Kupno nieruchomości za pieniądze własne i wspólne

- Wyobraźmy sobie sytuację, w której małżeństwo żyło dotychczas w lokalu wchodzącym do majątku osobistego jednego z małżonków. Aby nabyć większe mieszkanie, małżonkowie postanowili sprzedać ten lokal, przeznaczając te środki na zakup większej nieruchomości. Przy zakupie nowego lokalu małżonkowie dopłacili jednak z majątku małżeńskiego dodatkową kwotę. Jak już wyżej wskazałem, źródła pochodzenia środków, które sfinansowały zakup lokalu powinny być odpowiednio odnotowane w umowie notarialnej – podkreśla mec. Tomasz Gołembiewski.

- Zakładając, że dawny lokal sprzedano za 500 tys. zł, dopłacając za nowy lokal dalsze 500 tys. zł z majątku wspólnego, to jeden z małżonków powinien dysponować 1/2 osobistego udziału w prawie własności nieruchomości, zaś dalsza połowa weszłaby do majątku wspólnego małżonków. W przypadku rozdzielności majątkowej jednemu z małżonkowi przypadłoby więc prawo do 3/4 nieruchomości, drugiemu zaś 1/4 udziału – tłumaczy adwokat.

Zakup do majątku osobistego

- Gdy małżonkowie chcą kupić określony składnik do majątku osobistego, a łączy ich wspólność majątkowa małżeństwa, to sprawa jest bardziej skomplikowana. Wówczas możliwe są różne warianty. Najprościej jest zdecydować się na zmianę ustroju majątkowego i wprowadzić ustrój rozdzielności majątkowej i dopiero wówczas dokonywać zakupów. To najprostsze rozwiązanie, bo każdy z małżonków dokonuje zakupu np. udziału w nieruchomości do majątku osobistego – wskazuje Czesław Salagierski.  Wyjaśnia jednak, że za zgodą drugiego małżonka można również dokonać zakupu rzeczy wchodzącej do majątku osobistego małżonka, nawet jeśli środki pochodziły z majątku wspólnego. Takie stanowisko prezentowane jest w orzecznictwie, a w doktrynie szerokie jego uzasadnienie przedstawił. prof. M. Nazar i pogląd ten uzyskał akceptację w środowisku notariuszy.
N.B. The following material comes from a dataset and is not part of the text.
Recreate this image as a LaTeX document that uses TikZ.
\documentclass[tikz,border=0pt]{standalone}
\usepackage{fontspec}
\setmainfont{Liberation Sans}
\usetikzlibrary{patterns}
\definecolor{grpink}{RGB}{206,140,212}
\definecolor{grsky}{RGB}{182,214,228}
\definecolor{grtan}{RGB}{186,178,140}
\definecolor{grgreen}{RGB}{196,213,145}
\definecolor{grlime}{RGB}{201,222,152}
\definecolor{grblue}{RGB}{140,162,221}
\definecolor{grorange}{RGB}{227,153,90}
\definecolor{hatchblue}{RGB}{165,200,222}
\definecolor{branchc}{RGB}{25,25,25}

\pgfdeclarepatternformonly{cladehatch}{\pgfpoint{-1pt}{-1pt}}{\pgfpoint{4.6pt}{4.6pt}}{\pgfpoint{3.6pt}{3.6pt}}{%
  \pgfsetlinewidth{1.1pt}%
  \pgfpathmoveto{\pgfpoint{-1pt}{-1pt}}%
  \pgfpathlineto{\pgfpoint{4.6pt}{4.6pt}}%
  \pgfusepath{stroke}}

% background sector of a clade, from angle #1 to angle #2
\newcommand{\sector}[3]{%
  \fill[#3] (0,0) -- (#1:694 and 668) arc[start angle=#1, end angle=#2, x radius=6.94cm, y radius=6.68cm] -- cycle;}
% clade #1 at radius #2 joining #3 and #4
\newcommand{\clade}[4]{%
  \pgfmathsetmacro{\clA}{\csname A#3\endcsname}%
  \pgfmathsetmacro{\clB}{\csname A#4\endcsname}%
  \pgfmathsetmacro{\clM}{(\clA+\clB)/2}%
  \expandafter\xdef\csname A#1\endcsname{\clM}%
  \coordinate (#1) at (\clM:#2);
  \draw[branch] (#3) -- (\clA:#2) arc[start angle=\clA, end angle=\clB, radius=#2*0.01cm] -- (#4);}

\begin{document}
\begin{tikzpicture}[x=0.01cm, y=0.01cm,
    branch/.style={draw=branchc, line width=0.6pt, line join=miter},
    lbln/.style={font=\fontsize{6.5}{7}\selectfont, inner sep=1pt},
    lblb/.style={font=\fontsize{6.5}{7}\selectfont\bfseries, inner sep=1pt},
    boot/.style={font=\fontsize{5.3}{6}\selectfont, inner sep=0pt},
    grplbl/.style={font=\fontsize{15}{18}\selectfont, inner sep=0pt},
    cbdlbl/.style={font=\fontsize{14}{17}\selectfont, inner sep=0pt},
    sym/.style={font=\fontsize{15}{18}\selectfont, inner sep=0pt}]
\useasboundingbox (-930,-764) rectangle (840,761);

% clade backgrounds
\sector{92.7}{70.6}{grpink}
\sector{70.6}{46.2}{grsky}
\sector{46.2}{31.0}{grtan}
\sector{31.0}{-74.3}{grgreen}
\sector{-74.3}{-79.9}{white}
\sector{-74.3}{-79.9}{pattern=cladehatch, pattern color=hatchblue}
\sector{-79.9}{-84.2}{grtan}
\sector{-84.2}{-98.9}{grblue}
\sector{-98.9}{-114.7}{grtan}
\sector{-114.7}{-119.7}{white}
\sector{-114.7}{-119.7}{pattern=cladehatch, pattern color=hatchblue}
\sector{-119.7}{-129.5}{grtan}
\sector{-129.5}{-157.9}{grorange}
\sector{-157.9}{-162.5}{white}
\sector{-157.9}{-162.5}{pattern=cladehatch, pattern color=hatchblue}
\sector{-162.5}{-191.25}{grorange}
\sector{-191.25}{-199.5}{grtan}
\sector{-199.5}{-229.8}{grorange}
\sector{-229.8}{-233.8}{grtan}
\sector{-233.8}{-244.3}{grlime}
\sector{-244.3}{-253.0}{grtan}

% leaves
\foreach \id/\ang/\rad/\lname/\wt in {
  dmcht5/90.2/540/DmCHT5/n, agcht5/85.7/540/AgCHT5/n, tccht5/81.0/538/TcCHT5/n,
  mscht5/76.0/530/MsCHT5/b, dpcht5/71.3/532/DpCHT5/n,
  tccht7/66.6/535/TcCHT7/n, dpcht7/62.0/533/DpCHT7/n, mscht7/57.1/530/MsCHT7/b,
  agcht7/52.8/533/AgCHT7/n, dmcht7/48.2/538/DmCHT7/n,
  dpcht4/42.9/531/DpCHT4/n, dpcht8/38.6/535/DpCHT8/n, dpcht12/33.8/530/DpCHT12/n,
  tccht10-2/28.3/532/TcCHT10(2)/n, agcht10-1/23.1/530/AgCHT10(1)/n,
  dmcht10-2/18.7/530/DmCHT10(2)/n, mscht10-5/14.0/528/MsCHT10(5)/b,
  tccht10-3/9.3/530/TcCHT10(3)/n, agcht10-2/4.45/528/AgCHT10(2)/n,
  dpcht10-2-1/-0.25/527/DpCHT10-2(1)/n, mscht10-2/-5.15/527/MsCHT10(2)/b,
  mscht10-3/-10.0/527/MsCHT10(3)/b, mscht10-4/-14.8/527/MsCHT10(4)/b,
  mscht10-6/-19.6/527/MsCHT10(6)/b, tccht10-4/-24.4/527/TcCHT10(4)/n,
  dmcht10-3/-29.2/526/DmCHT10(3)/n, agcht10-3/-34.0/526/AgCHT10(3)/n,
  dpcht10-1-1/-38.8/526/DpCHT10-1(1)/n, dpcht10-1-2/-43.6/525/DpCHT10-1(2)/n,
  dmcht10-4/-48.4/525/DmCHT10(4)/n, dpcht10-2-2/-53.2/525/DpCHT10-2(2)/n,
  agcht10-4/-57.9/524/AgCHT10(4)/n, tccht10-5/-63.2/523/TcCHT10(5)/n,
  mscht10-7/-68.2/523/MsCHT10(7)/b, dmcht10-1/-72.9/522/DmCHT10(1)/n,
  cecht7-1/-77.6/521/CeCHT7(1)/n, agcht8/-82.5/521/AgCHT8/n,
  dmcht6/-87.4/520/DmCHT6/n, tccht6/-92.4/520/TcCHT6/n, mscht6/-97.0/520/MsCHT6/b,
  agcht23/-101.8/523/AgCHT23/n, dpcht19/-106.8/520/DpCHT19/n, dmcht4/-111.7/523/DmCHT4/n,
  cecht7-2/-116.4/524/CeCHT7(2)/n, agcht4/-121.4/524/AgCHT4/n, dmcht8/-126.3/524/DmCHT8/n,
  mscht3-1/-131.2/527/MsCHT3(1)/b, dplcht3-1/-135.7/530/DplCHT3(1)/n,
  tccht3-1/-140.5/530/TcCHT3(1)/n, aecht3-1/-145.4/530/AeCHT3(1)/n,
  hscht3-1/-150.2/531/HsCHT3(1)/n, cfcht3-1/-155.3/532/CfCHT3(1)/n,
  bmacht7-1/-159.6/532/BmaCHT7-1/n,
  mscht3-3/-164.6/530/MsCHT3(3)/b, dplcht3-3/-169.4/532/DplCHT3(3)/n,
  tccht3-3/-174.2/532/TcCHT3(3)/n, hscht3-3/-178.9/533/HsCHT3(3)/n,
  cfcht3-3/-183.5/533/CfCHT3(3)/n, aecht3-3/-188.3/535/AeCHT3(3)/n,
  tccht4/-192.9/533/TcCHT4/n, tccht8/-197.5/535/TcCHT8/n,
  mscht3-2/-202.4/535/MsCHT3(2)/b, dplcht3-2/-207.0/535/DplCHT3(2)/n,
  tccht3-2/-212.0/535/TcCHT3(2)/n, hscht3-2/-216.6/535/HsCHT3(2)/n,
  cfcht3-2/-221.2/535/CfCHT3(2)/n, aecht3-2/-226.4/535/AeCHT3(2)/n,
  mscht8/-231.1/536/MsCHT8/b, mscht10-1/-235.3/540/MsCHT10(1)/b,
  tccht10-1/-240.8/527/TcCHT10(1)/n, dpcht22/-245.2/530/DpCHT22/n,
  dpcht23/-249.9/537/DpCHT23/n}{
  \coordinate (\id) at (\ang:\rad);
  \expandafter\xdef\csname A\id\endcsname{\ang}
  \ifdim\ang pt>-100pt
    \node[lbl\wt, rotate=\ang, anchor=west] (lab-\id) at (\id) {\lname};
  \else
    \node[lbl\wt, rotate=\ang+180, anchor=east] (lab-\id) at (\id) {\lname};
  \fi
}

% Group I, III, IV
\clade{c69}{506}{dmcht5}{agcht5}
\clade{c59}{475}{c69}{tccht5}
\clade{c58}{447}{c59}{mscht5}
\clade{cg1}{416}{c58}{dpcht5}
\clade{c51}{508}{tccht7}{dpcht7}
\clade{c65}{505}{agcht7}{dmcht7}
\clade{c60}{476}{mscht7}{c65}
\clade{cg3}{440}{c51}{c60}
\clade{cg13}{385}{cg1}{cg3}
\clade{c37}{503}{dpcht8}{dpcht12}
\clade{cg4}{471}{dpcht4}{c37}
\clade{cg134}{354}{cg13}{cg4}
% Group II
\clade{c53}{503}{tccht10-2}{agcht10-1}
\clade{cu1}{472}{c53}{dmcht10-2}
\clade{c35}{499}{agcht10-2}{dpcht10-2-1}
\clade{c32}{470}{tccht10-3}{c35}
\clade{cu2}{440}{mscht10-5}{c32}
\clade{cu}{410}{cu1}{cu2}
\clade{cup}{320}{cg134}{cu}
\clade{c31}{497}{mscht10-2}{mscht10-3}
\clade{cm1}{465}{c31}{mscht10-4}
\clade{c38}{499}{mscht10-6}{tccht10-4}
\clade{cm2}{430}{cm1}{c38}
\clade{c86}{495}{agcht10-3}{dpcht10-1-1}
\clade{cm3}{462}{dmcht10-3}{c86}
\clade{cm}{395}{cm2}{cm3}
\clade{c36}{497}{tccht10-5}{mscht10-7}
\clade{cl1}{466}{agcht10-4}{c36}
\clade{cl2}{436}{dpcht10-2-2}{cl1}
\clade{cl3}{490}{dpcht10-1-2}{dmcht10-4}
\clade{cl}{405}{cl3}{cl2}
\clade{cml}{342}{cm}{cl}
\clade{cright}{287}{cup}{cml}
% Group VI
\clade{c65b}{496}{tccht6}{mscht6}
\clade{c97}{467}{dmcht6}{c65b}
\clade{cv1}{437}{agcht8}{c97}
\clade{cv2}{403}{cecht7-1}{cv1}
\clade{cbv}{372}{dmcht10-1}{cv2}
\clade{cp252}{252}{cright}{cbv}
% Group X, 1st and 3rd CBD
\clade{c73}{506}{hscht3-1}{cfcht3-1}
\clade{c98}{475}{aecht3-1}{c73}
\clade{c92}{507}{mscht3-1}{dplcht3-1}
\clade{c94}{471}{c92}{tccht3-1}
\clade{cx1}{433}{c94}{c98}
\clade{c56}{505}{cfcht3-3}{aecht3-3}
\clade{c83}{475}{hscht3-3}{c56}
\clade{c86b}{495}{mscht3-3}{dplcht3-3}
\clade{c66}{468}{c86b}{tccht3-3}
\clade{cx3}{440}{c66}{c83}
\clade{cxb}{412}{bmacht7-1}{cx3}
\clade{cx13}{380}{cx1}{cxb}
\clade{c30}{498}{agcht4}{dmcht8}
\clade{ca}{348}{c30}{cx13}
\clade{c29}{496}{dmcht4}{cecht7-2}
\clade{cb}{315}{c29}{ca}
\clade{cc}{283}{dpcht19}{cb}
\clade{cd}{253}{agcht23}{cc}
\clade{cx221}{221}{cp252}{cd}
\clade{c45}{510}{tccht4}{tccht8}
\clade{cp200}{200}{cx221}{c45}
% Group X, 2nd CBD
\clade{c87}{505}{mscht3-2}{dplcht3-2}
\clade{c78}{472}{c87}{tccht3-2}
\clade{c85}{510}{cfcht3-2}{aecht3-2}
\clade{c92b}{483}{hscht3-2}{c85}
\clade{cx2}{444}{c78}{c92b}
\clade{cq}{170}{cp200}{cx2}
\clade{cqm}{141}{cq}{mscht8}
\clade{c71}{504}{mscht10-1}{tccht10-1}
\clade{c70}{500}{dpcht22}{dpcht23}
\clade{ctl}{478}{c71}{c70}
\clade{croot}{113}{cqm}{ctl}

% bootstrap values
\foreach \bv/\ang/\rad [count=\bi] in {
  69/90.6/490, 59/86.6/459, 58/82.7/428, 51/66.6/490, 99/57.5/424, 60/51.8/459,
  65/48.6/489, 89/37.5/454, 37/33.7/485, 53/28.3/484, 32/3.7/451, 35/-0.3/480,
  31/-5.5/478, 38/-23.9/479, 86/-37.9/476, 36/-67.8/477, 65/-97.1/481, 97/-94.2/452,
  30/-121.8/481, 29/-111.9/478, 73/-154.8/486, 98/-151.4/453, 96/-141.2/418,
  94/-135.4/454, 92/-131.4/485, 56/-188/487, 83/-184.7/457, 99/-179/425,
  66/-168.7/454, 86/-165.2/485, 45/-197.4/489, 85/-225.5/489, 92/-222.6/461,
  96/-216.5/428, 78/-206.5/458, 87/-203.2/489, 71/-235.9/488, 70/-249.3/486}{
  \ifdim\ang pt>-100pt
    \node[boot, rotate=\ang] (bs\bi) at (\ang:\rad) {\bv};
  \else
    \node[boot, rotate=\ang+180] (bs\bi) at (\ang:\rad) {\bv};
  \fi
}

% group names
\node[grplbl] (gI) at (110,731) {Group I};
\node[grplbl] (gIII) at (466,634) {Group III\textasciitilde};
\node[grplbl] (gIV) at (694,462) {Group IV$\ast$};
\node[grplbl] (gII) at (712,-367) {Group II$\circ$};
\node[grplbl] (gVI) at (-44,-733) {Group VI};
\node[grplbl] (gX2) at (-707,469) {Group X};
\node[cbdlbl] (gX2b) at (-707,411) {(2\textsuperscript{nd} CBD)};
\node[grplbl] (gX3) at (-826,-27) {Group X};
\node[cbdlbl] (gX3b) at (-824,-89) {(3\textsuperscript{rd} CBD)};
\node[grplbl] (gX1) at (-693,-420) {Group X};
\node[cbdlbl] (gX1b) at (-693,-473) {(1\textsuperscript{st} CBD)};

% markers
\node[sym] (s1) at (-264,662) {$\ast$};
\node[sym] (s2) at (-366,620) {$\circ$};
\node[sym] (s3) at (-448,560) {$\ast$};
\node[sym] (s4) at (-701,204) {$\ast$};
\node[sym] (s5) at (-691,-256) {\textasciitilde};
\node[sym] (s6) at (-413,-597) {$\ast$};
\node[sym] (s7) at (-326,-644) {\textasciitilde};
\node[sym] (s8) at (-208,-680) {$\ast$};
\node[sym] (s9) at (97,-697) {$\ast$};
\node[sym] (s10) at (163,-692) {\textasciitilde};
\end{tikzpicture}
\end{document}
- W takim wypadku konieczna jest zawsze jednoznacznie wyrażona zgoda drugiego małżonka – zaznacza notariusz Salagierski. - Zdarzają się też takie sytuacje, że w toku zawierania aktu notarialnego małżonek będący nabywcą oświadcza, że dany składnik majątku ma wejść do majątku osobistego i drugi małżonek nie występuje przy tej czynności.  Taka sytuacja nie jest jednak w pełni prawidłowa. Notariusze w tych przypadkach proszą nabywcę, by wskazał źródło pochodzenia środków, w celu  ustalenia czy pieniądze pochodzą z majątku osobistego, np. ze spadków czy darowizn, wyjaśniając również przepisy k.r.o., w szczególności jego art. 33.
Tego rodzaju oświadczenie małżonka to oświadczenie wiedzy. Nie wpływa ono jednoznacznie na stan prawny, ponieważ jeśli pieniądze rzeczywiście pochodzą z majątku wspólnego, to takie oświadczenie może nie mieć znaczenia prawnego. Weryfikację taką może przeprowadzić sąd w sprawie o podział majątku wspólnego.